**Task to carry out:**
Reproduce exactly the lines below, from the first through the one containing "ax.set_ylim(-1, 8)", and nothing more.

**Dataset excerpt:**
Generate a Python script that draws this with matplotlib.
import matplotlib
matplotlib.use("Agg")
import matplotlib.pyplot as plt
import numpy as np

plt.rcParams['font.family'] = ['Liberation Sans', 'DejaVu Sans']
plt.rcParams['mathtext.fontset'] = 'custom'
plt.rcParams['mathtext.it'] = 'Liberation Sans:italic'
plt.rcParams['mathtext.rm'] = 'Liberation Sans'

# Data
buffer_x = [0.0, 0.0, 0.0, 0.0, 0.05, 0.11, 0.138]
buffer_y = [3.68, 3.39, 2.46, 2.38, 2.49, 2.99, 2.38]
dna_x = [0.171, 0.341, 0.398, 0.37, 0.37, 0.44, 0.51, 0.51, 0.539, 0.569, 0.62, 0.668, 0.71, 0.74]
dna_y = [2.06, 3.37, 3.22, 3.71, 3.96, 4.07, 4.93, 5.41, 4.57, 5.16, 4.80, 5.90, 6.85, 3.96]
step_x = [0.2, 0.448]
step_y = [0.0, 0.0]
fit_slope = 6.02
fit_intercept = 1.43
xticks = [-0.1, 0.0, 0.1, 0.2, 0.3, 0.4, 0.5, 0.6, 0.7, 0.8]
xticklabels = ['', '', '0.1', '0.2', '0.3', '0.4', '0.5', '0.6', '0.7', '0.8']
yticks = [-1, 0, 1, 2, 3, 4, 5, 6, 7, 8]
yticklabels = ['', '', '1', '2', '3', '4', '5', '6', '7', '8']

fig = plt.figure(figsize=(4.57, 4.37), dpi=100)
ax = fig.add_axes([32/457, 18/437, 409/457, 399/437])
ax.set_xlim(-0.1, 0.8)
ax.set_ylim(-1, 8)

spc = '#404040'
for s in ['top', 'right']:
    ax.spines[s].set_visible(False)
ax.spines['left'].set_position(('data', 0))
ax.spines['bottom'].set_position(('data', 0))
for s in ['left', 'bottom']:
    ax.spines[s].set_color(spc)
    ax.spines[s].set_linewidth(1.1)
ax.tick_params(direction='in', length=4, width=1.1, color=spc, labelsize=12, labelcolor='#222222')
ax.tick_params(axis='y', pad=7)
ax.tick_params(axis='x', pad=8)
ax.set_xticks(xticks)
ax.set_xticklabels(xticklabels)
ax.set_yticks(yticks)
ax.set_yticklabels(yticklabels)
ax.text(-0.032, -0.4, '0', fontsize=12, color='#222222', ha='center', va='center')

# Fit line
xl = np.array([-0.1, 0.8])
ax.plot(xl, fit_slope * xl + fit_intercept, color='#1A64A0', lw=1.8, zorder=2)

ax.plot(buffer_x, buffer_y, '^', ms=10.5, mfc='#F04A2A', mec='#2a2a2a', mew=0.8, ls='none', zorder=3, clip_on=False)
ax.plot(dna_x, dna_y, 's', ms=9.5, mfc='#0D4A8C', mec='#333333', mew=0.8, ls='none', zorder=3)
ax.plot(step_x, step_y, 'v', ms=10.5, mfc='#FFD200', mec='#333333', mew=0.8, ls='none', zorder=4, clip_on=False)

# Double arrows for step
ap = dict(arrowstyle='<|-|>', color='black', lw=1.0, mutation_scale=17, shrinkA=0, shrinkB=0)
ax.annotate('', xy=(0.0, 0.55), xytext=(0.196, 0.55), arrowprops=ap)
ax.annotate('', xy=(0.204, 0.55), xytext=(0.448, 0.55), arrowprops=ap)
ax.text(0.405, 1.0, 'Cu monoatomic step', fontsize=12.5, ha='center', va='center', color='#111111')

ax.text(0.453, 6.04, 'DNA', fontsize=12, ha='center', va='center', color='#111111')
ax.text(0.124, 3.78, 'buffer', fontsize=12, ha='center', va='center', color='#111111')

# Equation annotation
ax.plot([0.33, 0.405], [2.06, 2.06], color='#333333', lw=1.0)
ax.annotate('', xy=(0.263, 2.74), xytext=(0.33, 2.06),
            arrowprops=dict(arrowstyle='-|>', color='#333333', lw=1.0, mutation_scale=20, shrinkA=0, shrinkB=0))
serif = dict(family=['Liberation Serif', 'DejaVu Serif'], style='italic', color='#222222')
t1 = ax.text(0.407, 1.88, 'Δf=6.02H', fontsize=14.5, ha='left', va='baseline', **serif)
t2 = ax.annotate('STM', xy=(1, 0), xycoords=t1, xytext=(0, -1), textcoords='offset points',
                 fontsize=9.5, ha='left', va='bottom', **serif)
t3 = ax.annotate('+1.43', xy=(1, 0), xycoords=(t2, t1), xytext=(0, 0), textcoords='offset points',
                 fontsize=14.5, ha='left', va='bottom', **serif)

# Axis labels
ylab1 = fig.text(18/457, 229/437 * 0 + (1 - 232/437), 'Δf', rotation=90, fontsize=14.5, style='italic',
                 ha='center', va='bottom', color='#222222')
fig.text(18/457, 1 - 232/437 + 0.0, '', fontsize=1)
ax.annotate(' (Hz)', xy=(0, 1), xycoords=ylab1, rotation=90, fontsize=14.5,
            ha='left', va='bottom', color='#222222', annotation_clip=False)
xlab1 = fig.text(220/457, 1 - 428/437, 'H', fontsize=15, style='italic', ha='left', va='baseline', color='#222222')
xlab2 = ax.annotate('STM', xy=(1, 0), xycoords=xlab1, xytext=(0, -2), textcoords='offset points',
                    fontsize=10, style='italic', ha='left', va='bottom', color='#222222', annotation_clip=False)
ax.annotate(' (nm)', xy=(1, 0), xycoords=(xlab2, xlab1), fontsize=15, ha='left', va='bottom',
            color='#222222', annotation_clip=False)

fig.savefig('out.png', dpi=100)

**Finished task:**
Generate a Python script that draws this with matplotlib.
import matplotlib
matplotlib.use("Agg")
import matplotlib.pyplot as plt
import numpy as np

plt.rcParams['font.family'] = ['Liberation Sans', 'DejaVu Sans']
plt.rcParams['mathtext.fontset'] = 'custom'
plt.rcParams['mathtext.it'] = 'Liberation Sans:italic'
plt.rcParams['mathtext.rm'] = 'Liberation Sans'

# Data
buffer_x = [0.0, 0.0, 0.0, 0.0, 0.05, 0.11, 0.138]
buffer_y = [3.68, 3.39, 2.46, 2.38, 2.49, 2.99, 2.38]
dna_x = [0.171, 0.341, 0.398, 0.37, 0.37, 0.44, 0.51, 0.51, 0.539, 0.569, 0.62, 0.668, 0.71, 0.74]
dna_y = [2.06, 3.37, 3.22, 3.71, 3.96, 4.07, 4.93, 5.41, 4.57, 5.16, 4.80, 5.90, 6.85, 3.96]
step_x = [0.2, 0.448]
step_y = [0.0, 0.0]
fit_slope = 6.02
fit_intercept = 1.43
xticks = [-0.1, 0.0, 0.1, 0.2, 0.3, 0.4, 0.5, 0.6, 0.7, 0.8]
xticklabels = ['', '', '0.1', '0.2', '0.3', '0.4', '0.5', '0.6', '0.7', '0.8']
yticks = [-1, 0, 1, 2, 3, 4, 5, 6, 7, 8]
yticklabels = ['', '', '1', '2', '3', '4', '5', '6', '7', '8']

fig = plt.figure(figsize=(4.57, 4.37), dpi=100)
ax = fig.add_axes([32/457, 18/437, 409/457, 399/437])
ax.set_xlim(-0.1, 0.8)
ax.set_ylim(-1, 8)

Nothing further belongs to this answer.